EXTRACTED ENTRIES:
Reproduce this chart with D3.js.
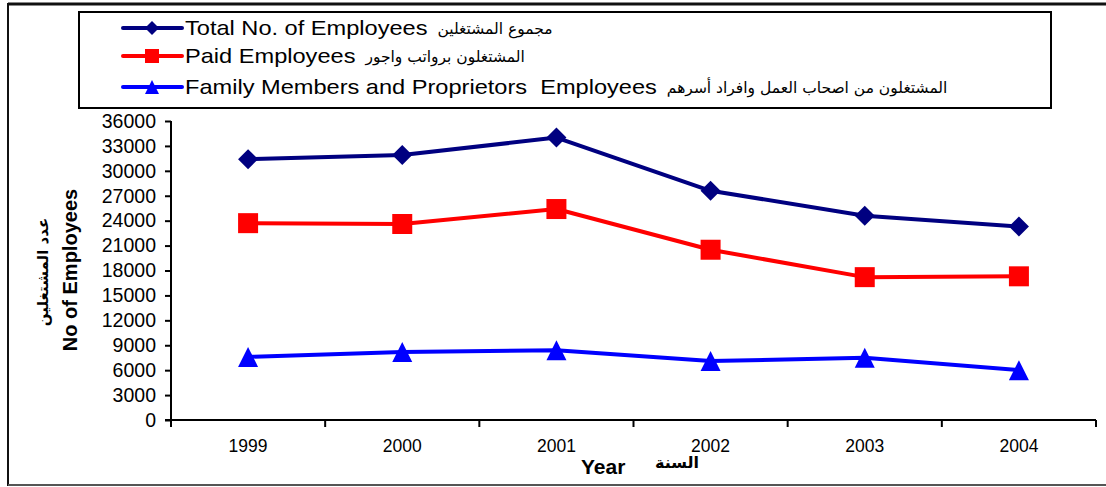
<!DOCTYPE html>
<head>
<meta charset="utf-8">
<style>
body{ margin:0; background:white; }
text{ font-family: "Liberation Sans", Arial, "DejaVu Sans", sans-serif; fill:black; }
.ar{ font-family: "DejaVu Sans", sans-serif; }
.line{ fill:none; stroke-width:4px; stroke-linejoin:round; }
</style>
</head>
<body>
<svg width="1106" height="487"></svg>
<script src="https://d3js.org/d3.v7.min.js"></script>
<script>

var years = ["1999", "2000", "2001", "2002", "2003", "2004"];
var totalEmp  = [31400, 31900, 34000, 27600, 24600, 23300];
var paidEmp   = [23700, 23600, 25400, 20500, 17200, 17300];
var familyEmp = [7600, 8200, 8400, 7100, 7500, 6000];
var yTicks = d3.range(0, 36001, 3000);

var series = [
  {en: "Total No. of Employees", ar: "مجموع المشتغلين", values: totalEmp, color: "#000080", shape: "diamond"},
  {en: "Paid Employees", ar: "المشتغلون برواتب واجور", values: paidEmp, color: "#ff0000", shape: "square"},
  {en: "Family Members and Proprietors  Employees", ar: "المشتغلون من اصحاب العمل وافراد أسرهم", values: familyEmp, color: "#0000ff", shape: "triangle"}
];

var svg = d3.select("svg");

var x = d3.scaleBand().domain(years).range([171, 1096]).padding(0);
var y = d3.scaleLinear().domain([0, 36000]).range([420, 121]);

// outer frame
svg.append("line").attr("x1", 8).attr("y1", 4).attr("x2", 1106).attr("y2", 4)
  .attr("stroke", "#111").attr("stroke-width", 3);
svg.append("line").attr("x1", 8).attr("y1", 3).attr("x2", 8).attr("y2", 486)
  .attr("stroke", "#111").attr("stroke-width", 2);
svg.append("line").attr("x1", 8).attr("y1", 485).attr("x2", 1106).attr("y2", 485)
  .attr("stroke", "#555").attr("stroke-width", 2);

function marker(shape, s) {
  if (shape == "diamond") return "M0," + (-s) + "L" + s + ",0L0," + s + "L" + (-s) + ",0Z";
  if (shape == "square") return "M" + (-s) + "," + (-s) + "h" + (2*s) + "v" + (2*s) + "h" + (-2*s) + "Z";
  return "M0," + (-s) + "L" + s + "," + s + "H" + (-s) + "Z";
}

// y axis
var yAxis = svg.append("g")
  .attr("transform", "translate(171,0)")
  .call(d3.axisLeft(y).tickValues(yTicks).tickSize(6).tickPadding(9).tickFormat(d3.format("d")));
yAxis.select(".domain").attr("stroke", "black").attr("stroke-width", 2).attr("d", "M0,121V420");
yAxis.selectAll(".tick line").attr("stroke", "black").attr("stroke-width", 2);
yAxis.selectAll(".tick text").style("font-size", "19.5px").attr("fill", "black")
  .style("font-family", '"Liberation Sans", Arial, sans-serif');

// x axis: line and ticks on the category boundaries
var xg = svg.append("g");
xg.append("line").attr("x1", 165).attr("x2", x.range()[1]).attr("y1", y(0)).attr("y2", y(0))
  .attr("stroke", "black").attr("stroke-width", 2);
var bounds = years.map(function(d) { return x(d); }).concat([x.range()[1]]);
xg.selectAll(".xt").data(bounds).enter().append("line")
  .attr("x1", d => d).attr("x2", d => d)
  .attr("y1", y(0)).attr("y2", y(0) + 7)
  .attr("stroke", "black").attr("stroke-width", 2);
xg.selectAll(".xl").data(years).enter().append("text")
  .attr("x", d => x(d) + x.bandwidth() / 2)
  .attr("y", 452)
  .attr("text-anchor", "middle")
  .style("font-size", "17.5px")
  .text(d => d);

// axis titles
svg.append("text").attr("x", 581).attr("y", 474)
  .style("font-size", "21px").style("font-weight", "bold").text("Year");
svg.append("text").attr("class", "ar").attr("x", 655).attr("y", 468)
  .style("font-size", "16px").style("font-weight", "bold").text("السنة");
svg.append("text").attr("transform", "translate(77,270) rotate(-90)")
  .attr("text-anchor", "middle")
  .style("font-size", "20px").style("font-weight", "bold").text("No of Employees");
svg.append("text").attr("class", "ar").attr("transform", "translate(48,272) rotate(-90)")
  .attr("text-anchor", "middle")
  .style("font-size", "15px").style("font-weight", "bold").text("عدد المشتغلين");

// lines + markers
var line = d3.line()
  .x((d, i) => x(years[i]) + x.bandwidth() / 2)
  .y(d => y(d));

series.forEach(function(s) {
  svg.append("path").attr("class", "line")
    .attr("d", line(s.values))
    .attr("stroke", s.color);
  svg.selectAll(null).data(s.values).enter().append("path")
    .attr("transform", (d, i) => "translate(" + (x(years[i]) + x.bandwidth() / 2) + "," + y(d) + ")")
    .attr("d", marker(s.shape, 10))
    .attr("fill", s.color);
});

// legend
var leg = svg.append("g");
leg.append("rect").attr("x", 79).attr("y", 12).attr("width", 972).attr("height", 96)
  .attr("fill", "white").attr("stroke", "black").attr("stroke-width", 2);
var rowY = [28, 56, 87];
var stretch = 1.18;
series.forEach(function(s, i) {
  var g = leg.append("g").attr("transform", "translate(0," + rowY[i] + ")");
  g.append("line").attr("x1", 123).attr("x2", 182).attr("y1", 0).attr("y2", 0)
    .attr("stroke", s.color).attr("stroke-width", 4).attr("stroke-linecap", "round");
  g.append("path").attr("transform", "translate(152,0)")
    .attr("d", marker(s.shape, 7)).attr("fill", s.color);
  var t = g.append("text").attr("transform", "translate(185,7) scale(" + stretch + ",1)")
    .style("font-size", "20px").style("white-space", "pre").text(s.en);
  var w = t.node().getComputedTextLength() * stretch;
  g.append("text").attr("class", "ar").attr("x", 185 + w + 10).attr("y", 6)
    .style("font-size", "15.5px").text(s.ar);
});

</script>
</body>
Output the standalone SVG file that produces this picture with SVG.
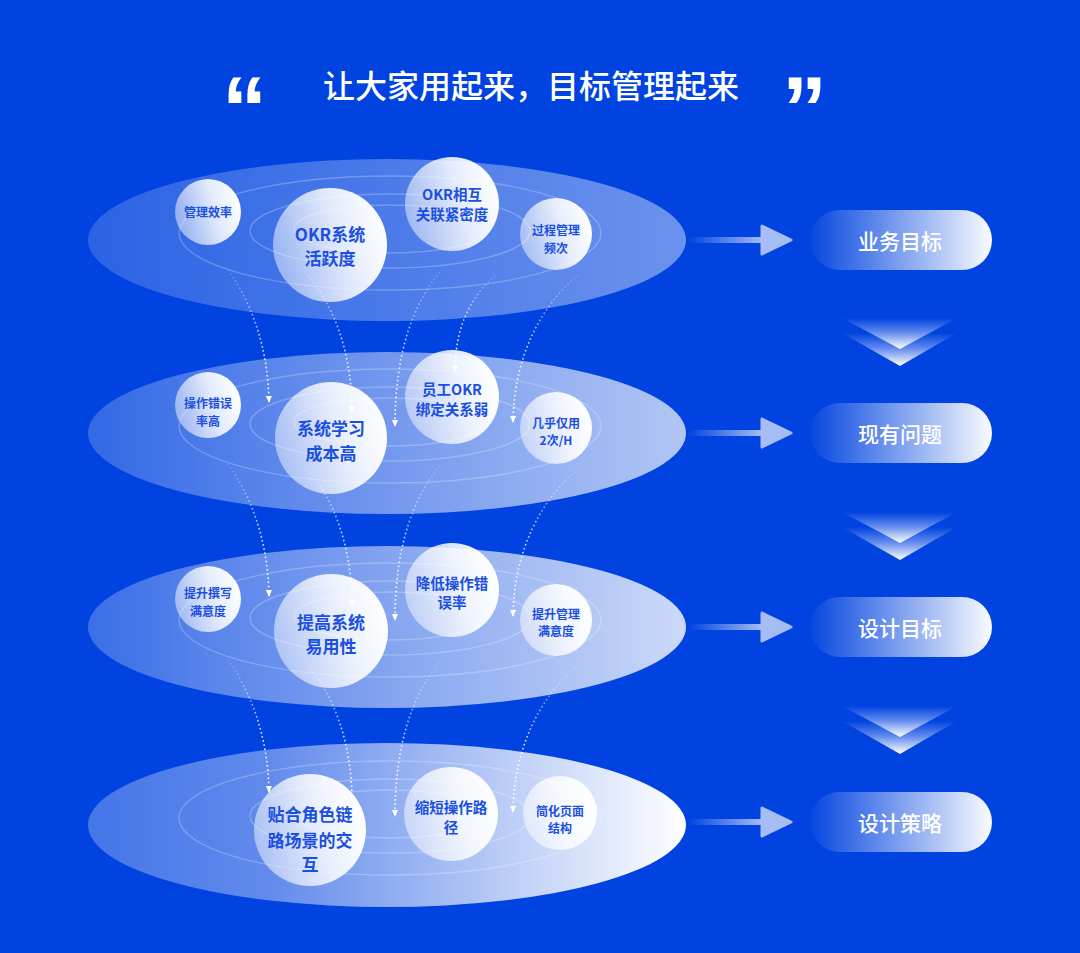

EXERCISE DETAILS: Restate the lines of the records exactly, starting at the first and stopping after the line with "var yTicks = d3.range(0, 36001, 3000);". Leave out any picture.

OUTPUT FOR THIS TASK:
Reproduce this chart with D3.js.
<!DOCTYPE html>
<head>
<meta charset="utf-8">
<style>
body{ margin:0; background:white; }
text{ font-family: "Liberation Sans", Arial, "DejaVu Sans", sans-serif; fill:black; }
.ar{ font-family: "DejaVu Sans", sans-serif; }
.line{ fill:none; stroke-width:4px; stroke-linejoin:round; }
</style>
</head>
<body>
<svg width="1106" height="487"></svg>
<script src="https://d3js.org/d3.v7.min.js"></script>
<script>

var years = ["1999", "2000", "2001", "2002", "2003", "2004"];
var totalEmp  = [31400, 31900, 34000, 27600, 24600, 23300];
var paidEmp   = [23700, 23600, 25400, 20500, 17200, 17300];
var familyEmp = [7600, 8200, 8400, 7100, 7500, 6000];
var yTicks = d3.range(0, 36001, 3000);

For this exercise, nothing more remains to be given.